▸ **RECORDED DATA**:
......

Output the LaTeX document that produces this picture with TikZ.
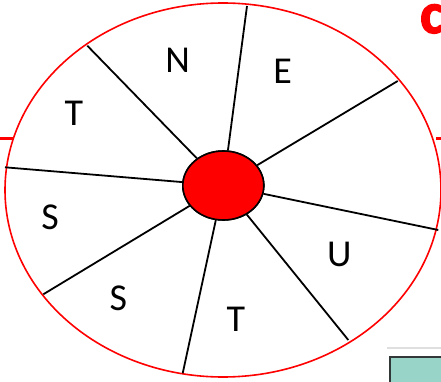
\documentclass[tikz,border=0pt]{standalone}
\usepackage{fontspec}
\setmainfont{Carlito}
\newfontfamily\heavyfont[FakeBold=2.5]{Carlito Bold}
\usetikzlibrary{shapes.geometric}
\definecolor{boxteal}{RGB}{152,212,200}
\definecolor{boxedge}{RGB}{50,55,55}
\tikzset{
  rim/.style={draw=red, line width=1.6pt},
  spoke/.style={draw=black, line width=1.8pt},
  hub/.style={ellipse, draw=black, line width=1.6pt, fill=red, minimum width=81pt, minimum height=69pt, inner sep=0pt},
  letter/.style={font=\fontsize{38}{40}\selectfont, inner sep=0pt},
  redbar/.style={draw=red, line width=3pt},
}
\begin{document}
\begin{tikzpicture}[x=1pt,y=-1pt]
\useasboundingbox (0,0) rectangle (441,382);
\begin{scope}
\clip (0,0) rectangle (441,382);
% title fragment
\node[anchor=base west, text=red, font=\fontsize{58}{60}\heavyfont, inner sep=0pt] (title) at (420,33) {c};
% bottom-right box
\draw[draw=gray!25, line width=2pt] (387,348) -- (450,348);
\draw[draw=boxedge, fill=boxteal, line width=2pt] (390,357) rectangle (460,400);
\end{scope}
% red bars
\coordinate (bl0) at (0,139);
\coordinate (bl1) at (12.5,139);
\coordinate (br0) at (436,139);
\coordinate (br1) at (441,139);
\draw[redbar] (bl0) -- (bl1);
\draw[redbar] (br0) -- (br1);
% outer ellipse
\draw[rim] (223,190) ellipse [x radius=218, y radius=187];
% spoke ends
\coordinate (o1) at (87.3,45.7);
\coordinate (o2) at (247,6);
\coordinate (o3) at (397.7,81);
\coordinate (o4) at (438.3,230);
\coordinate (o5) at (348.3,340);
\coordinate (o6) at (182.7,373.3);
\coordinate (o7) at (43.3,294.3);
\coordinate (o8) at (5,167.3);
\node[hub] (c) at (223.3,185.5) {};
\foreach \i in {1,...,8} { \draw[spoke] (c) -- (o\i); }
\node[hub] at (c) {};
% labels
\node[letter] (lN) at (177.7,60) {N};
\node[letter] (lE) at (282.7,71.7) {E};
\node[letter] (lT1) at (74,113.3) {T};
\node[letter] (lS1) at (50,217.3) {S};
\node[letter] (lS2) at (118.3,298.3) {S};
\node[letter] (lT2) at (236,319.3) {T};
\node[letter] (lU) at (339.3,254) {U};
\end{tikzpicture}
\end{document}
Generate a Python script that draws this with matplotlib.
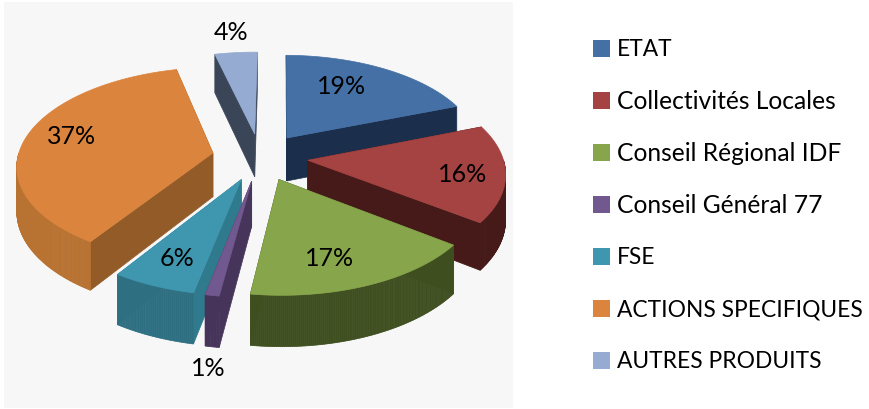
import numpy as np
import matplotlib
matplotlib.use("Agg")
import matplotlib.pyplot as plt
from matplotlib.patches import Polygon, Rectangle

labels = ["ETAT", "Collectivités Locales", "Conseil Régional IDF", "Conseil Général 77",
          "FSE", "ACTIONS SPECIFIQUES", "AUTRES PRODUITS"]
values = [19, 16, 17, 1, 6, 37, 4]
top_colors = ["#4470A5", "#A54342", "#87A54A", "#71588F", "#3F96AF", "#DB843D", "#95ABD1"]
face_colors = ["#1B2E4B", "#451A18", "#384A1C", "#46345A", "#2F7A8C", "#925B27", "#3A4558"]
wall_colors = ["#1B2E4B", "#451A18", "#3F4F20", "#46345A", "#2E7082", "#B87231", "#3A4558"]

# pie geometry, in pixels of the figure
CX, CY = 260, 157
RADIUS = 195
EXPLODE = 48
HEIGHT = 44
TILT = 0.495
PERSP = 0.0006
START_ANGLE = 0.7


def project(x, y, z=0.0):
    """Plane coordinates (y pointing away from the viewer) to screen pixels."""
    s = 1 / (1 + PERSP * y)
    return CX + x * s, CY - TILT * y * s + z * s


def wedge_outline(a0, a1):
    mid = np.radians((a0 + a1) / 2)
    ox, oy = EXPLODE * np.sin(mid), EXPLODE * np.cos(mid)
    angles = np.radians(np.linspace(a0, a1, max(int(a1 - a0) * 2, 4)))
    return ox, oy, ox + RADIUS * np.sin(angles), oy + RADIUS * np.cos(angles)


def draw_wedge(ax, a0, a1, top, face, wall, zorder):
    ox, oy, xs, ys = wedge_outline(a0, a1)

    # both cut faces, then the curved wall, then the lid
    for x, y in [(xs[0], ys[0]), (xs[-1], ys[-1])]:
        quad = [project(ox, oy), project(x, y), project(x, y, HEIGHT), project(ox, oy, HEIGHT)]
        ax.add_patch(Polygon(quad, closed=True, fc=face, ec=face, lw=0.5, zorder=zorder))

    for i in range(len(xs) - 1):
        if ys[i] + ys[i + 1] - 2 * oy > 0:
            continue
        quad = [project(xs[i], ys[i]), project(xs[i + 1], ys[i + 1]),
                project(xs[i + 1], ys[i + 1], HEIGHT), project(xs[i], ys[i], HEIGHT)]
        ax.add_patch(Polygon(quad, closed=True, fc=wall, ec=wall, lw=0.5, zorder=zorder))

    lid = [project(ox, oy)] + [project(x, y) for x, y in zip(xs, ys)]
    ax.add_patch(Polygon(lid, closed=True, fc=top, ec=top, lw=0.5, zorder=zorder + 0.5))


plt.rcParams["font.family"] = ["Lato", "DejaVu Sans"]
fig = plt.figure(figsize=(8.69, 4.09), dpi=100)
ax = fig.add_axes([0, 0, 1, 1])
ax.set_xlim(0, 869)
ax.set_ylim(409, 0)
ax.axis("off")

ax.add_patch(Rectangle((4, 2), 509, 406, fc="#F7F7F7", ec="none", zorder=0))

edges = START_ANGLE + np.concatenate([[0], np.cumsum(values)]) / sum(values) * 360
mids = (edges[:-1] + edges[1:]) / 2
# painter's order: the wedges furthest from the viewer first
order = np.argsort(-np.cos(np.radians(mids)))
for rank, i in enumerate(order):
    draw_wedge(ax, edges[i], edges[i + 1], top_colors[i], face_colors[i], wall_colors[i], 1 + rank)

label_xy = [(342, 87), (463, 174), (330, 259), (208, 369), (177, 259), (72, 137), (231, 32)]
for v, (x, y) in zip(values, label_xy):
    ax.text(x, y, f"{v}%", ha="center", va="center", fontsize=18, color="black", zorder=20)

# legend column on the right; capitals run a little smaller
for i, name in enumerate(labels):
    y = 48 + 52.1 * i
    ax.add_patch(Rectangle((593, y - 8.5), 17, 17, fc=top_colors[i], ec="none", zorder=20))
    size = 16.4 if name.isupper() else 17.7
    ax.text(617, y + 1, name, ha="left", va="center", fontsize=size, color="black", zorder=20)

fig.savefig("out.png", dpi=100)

......

▸ **EXERCISE DETAILS**: Write out each entry exactly as given, omitting any picture.

▸ **OUTPUT FOR THIS TASK**:
Output the LaTeX document that produces this picture with TikZ.
\documentclass[tikz,border=0pt]{standalone}
\usepackage{fontspec}
\setmainfont{Carlito}
\newfontfamily\heavyfont[FakeBold=2.5]{Carlito Bold}
\usetikzlibrary{shapes.geometric}
\definecolor{boxteal}{RGB}{152,212,200}
\definecolor{boxedge}{RGB}{50,55,55}
\tikzset{
  rim/.style={draw=red, line width=1.6pt},
  spoke/.style={draw=black, line width=1.8pt},
  hub/.style={ellipse, draw=black, line width=1.6pt, fill=red, minimum width=81pt, minimum height=69pt, inner sep=0pt},
  letter/.style={font=\fontsize{38}{40}\selectfont, inner sep=0pt},
  redbar/.style={draw=red, line width=3pt},
}
\begin{document}
\begin{tikzpicture}[x=1pt,y=-1pt]
\useasboundingbox (0,0) rectangle (441,382);
\begin{scope}
\clip (0,0) rectangle (441,382);
% title fragment
\node[anchor=base west, text=red, font=\fontsize{58}{60}\heavyfont, inner sep=0pt] (title) at (420,33) {c};
% bottom-right box
\draw[draw=gray!25, line width=2pt] (387,348) -- (450,348);
\draw[draw=boxedge, fill=boxteal, line width=2pt] (390,357) rectangle (460,400);
\end{scope}
% red bars
\coordinate (bl0) at (0,139);
\coordinate (bl1) at (12.5,139);
\coordinate (br0) at (436,139);
\coordinate (br1) at (441,139);
\draw[redbar] (bl0) -- (bl1);
\draw[redbar] (br0) -- (br1);
% outer ellipse
\draw[rim] (223,190) ellipse [x radius=218, y radius=187];
% spoke ends
\coordinate (o1) at (87.3,45.7);
\coordinate (o2) at (247,6);
\coordinate (o3) at (397.7,81);
\coordinate (o4) at (438.3,230);
\coordinate (o5) at (348.3,340);
\coordinate (o6) at (182.7,373.3);
\coordinate (o7) at (43.3,294.3);
\coordinate (o8) at (5,167.3);
\node[hub] (c) at (223.3,185.5) {};
\foreach \i in {1,...,8} { \draw[spoke] (c) -- (o\i); }
\node[hub] at (c) {};
% labels
\node[letter] (lN) at (177.7,60) {N};
\node[letter] (lE) at (282.7,71.7) {E};
\node[letter] (lT1) at (74,113.3) {T};
\node[letter] (lS1) at (50,217.3) {S};
\node[letter] (lS2) at (118.3,298.3) {S};
\node[letter] (lT2) at (236,319.3) {T};
\node[letter] (lU) at (339.3,254) {U};
\end{tikzpicture}
\end{document}
Generate a Python script that draws this with matplotlib.
import numpy as np
import matplotlib
matplotlib.use("Agg")
import matplotlib.pyplot as plt
from matplotlib.patches import Polygon, Rectangle

labels = ["ETAT", "Collectivités Locales", "Conseil Régional IDF", "Conseil Général 77",
          "FSE", "ACTIONS SPECIFIQUES", "AUTRES PRODUITS"]
values = [19, 16, 17, 1, 6, 37, 4]
top_colors = ["#4470A5", "#A54342", "#87A54A", "#71588F", "#3F96AF", "#DB843D", "#95ABD1"]
face_colors = ["#1B2E4B", "#451A18", "#384A1C", "#46345A", "#2F7A8C", "#925B27", "#3A4558"]
wall_colors = ["#1B2E4B", "#451A18", "#3F4F20", "#46345A", "#2E7082", "#B87231", "#3A4558"]

# pie geometry, in pixels of the figure
CX, CY = 260, 157
RADIUS = 195
EXPLODE = 48
HEIGHT = 44
TILT = 0.495
PERSP = 0.0006
START_ANGLE = 0.7


def project(x, y, z=0.0):
    """Plane coordinates (y pointing away from the viewer) to screen pixels."""
    s = 1 / (1 + PERSP * y)
    return CX + x * s, CY - TILT * y * s + z * s


def wedge_outline(a0, a1):
    mid = np.radians((a0 + a1) / 2)
    ox, oy = EXPLODE * np.sin(mid), EXPLODE * np.cos(mid)
    angles = np.radians(np.linspace(a0, a1, max(int(a1 - a0) * 2, 4)))
    return ox, oy, ox + RADIUS * np.sin(angles), oy + RADIUS * np.cos(angles)


def draw_wedge(ax, a0, a1, top, face, wall, zorder):
    ox, oy, xs, ys = wedge_outline(a0, a1)

    # both cut faces, then the curved wall, then the lid
    for x, y in [(xs[0], ys[0]), (xs[-1], ys[-1])]:
        quad = [project(ox, oy), project(x, y), project(x, y, HEIGHT), project(ox, oy, HEIGHT)]
        ax.add_patch(Polygon(quad, closed=True, fc=face, ec=face, lw=0.5, zorder=zorder))

    for i in range(len(xs) - 1):
        if ys[i] + ys[i + 1] - 2 * oy > 0:
            continue
        quad = [project(xs[i], ys[i]), project(xs[i + 1], ys[i + 1]),
                project(xs[i + 1], ys[i + 1], HEIGHT), project(xs[i], ys[i], HEIGHT)]
        ax.add_patch(Polygon(quad, closed=True, fc=wall, ec=wall, lw=0.5, zorder=zorder))

    lid = [project(ox, oy)] + [project(x, y) for x, y in zip(xs, ys)]
    ax.add_patch(Polygon(lid, closed=True, fc=top, ec=top, lw=0.5, zorder=zorder + 0.5))


plt.rcParams["font.family"] = ["Lato", "DejaVu Sans"]
fig = plt.figure(figsize=(8.69, 4.09), dpi=100)
ax = fig.add_axes([0, 0, 1, 1])
ax.set_xlim(0, 869)
ax.set_ylim(409, 0)
ax.axis("off")

ax.add_patch(Rectangle((4, 2), 509, 406, fc="#F7F7F7", ec="none", zorder=0))

edges = START_ANGLE + np.concatenate([[0], np.cumsum(values)]) / sum(values) * 360
mids = (edges[:-1] + edges[1:]) / 2
# painter's order: the wedges furthest from the viewer first
order = np.argsort(-np.cos(np.radians(mids)))
for rank, i in enumerate(order):
    draw_wedge(ax, edges[i], edges[i + 1], top_colors[i], face_colors[i], wall_colors[i], 1 + rank)

label_xy = [(342, 87), (463, 174), (330, 259), (208, 369), (177, 259), (72, 137), (231, 32)]
for v, (x, y) in zip(values, label_xy):
    ax.text(x, y, f"{v}%", ha="center", va="center", fontsize=18, color="black", zorder=20)

# legend column on the right; capitals run a little smaller
for i, name in enumerate(labels):
    y = 48 + 52.1 * i
    ax.add_patch(Rectangle((593, y - 8.5), 17, 17, fc=top_colors[i], ec="none", zorder=20))
    size = 16.4 if name.isupper() else 17.7
    ax.text(617, y + 1, name, ha="left", va="center", fontsize=size, color="black", zorder=20)

fig.savefig("out.png", dpi=100)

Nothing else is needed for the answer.